Data
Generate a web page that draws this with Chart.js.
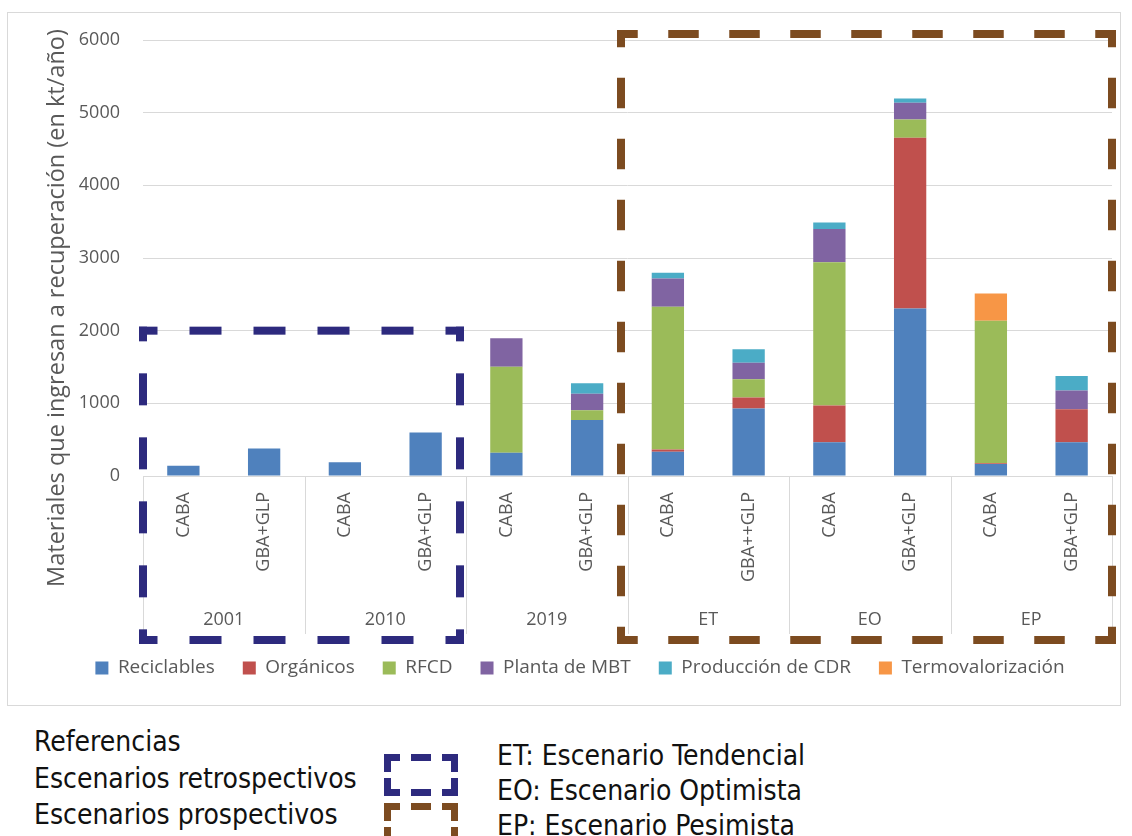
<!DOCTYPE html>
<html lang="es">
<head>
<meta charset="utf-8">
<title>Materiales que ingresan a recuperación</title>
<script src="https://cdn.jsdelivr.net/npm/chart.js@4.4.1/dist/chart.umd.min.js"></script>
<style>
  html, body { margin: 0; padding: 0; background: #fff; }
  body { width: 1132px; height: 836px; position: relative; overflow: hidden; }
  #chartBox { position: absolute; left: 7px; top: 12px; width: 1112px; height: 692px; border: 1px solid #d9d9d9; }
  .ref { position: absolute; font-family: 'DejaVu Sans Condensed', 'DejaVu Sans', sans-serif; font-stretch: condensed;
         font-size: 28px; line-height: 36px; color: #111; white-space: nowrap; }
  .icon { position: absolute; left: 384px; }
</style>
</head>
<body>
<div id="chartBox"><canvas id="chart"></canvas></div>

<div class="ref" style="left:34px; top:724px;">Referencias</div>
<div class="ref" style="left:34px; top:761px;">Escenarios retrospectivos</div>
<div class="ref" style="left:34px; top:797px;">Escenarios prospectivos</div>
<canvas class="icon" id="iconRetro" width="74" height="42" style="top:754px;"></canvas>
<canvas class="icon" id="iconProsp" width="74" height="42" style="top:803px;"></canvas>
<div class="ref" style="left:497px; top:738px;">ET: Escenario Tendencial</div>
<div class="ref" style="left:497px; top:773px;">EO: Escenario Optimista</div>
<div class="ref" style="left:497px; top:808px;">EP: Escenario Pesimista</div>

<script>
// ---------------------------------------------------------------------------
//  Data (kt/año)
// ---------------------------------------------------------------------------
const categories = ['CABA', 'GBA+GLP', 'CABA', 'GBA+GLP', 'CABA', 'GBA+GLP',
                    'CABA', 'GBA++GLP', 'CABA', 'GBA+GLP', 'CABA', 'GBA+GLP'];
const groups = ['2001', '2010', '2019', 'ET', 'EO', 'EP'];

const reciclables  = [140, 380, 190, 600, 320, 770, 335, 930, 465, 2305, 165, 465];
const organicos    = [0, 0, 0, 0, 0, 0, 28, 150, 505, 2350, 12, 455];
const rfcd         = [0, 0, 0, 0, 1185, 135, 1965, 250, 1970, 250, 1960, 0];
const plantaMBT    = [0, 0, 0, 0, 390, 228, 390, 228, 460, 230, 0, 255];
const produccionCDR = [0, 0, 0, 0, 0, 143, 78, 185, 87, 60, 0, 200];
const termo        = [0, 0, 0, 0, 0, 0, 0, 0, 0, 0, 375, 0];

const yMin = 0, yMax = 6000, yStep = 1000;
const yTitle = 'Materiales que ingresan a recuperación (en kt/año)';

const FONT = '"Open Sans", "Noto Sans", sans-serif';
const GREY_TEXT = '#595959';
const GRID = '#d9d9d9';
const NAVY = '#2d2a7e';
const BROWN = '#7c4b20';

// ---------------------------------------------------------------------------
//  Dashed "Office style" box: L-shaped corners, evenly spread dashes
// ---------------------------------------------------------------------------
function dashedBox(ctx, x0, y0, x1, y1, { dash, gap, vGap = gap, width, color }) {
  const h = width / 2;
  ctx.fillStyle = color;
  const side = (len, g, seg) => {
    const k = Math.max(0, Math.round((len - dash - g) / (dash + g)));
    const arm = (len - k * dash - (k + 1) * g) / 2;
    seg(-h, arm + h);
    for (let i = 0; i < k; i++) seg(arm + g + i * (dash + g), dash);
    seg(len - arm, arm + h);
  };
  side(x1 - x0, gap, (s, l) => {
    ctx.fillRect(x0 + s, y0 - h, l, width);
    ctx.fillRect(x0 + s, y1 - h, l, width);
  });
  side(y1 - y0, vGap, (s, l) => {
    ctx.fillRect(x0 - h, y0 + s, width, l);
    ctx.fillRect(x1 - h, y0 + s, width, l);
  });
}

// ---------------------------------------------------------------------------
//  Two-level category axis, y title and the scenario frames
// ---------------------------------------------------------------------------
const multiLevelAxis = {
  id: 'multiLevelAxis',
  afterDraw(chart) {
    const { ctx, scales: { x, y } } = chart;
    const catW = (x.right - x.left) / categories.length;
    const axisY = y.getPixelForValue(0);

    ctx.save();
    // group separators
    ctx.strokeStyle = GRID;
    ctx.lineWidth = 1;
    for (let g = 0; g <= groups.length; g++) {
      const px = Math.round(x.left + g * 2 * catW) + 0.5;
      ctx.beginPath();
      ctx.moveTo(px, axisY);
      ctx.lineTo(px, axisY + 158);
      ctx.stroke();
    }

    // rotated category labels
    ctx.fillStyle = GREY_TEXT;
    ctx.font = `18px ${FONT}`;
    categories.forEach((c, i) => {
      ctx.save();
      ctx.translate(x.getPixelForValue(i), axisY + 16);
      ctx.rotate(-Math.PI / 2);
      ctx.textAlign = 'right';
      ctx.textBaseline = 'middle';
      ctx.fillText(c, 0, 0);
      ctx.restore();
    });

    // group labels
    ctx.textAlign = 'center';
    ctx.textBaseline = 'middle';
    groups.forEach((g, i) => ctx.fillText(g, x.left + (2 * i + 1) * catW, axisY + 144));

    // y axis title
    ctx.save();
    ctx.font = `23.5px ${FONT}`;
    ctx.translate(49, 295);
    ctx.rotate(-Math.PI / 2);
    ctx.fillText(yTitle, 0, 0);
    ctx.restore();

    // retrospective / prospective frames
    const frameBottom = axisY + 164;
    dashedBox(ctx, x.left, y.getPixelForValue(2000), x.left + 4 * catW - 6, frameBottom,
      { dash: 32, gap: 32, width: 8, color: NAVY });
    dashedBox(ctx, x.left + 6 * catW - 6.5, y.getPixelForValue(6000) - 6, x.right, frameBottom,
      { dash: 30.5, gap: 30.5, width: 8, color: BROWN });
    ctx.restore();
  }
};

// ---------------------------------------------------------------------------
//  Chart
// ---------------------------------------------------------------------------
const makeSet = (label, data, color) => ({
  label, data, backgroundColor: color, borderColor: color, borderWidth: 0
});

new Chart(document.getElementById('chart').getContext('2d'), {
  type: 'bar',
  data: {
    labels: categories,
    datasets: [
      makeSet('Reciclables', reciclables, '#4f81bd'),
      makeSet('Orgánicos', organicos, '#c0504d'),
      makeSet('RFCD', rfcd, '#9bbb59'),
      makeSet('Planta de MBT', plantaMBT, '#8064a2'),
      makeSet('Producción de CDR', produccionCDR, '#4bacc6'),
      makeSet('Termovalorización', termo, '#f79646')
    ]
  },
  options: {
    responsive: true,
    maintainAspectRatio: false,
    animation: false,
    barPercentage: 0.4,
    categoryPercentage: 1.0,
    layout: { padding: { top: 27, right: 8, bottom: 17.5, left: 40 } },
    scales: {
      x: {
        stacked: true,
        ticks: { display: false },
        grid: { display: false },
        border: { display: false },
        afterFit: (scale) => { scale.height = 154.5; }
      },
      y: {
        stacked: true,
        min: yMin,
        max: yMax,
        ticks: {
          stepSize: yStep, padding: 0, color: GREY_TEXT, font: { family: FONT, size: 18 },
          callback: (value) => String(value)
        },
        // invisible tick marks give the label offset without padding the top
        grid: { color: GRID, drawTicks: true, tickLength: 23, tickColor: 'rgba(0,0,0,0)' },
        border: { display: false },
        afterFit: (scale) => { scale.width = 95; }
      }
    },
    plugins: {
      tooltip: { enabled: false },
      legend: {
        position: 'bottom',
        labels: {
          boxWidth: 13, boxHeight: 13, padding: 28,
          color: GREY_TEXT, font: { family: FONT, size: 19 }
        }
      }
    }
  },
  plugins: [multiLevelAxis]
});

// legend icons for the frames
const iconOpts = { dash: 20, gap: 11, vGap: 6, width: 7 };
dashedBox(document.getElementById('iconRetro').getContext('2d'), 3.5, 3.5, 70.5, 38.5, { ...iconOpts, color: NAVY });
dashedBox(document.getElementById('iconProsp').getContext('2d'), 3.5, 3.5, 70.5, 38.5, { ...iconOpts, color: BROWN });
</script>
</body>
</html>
...
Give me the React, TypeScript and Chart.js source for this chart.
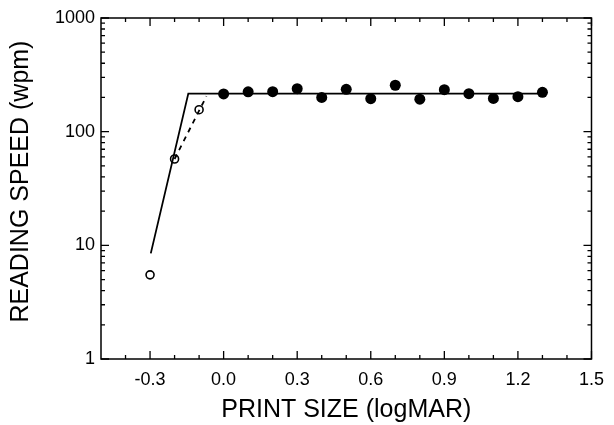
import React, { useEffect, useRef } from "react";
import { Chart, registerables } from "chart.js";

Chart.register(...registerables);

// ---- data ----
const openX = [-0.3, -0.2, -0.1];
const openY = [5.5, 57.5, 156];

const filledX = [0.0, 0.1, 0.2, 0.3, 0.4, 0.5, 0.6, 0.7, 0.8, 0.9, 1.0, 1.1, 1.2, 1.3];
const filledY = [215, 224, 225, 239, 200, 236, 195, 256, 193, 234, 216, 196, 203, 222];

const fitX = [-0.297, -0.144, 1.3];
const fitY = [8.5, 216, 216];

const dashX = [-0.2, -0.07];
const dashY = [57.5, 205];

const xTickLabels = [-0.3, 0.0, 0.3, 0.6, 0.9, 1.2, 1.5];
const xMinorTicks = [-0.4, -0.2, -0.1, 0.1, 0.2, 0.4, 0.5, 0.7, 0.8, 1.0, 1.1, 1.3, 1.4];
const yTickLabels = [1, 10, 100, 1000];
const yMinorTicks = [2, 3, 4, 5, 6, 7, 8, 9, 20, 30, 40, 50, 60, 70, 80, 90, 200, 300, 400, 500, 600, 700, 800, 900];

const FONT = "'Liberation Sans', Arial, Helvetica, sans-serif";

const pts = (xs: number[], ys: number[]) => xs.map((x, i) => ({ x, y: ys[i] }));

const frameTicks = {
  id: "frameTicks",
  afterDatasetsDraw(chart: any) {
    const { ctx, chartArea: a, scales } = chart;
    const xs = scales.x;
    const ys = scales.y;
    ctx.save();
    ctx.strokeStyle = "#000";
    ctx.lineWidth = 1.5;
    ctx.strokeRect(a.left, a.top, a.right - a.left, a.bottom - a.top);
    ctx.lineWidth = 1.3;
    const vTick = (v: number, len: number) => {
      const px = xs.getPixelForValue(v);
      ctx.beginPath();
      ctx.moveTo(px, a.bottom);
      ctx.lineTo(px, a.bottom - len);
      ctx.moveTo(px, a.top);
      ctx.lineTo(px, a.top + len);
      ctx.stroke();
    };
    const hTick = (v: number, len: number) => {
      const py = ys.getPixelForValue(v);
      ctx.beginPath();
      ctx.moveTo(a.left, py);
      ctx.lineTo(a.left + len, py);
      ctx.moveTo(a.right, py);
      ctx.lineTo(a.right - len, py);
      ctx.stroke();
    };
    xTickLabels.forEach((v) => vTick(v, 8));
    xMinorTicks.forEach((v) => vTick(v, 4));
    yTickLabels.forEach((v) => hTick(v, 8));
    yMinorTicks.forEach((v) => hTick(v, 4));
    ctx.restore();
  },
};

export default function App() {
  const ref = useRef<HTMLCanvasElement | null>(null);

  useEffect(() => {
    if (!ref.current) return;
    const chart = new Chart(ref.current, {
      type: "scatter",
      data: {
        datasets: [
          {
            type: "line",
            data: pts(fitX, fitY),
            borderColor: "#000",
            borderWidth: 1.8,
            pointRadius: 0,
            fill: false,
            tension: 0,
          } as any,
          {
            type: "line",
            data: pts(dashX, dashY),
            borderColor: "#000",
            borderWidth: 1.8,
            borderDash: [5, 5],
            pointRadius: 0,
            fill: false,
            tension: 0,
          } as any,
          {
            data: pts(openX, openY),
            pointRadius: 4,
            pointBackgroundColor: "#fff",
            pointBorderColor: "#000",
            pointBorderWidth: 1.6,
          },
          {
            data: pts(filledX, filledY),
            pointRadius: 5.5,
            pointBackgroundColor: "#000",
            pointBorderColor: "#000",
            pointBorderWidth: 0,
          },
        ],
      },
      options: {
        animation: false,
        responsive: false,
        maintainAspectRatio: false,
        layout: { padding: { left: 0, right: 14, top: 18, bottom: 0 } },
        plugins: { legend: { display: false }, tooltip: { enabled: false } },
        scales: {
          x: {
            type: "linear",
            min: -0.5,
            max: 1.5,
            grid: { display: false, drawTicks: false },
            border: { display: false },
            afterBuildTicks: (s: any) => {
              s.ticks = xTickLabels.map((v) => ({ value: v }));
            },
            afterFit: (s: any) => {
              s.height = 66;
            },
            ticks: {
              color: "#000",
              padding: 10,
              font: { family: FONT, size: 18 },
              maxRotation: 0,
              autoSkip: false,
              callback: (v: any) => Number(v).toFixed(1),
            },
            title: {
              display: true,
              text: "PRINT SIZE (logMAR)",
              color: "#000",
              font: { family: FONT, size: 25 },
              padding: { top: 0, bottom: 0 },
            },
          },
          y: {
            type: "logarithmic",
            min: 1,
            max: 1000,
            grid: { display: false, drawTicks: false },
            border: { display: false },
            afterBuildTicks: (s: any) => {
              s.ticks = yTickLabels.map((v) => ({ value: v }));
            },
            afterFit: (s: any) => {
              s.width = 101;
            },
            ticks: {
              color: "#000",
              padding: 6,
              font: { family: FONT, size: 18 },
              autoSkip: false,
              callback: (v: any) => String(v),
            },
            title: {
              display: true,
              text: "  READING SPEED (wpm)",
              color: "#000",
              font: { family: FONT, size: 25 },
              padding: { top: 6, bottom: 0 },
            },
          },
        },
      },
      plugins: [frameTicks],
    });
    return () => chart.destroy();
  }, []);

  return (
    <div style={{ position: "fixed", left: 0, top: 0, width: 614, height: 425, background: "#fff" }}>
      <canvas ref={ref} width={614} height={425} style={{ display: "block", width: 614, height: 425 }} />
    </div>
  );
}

Task statement
Make an exact copy of the lines from the one holding "Give me the" through the one holding "700, 800, 900];", end lines included, without the pictures.

Exercise solution
Give me the React, TypeScript and Chart.js source for this chart.
import React, { useEffect, useRef } from "react";
import { Chart, registerables } from "chart.js";

Chart.register(...registerables);

// ---- data ----
const openX = [-0.3, -0.2, -0.1];
const openY = [5.5, 57.5, 156];

const filledX = [0.0, 0.1, 0.2, 0.3, 0.4, 0.5, 0.6, 0.7, 0.8, 0.9, 1.0, 1.1, 1.2, 1.3];
const filledY = [215, 224, 225, 239, 200, 236, 195, 256, 193, 234, 216, 196, 203, 222];

const fitX = [-0.297, -0.144, 1.3];
const fitY = [8.5, 216, 216];

const dashX = [-0.2, -0.07];
const dashY = [57.5, 205];

const xTickLabels = [-0.3, 0.0, 0.3, 0.6, 0.9, 1.2, 1.5];
const xMinorTicks = [-0.4, -0.2, -0.1, 0.1, 0.2, 0.4, 0.5, 0.7, 0.8, 1.0, 1.1, 1.3, 1.4];
const yTickLabels = [1, 10, 100, 1000];
const yMinorTicks = [2, 3, 4, 5, 6, 7, 8, 9, 20, 30, 40, 50, 60, 70, 80, 90, 200, 300, 400, 500, 600, 700, 800, 900];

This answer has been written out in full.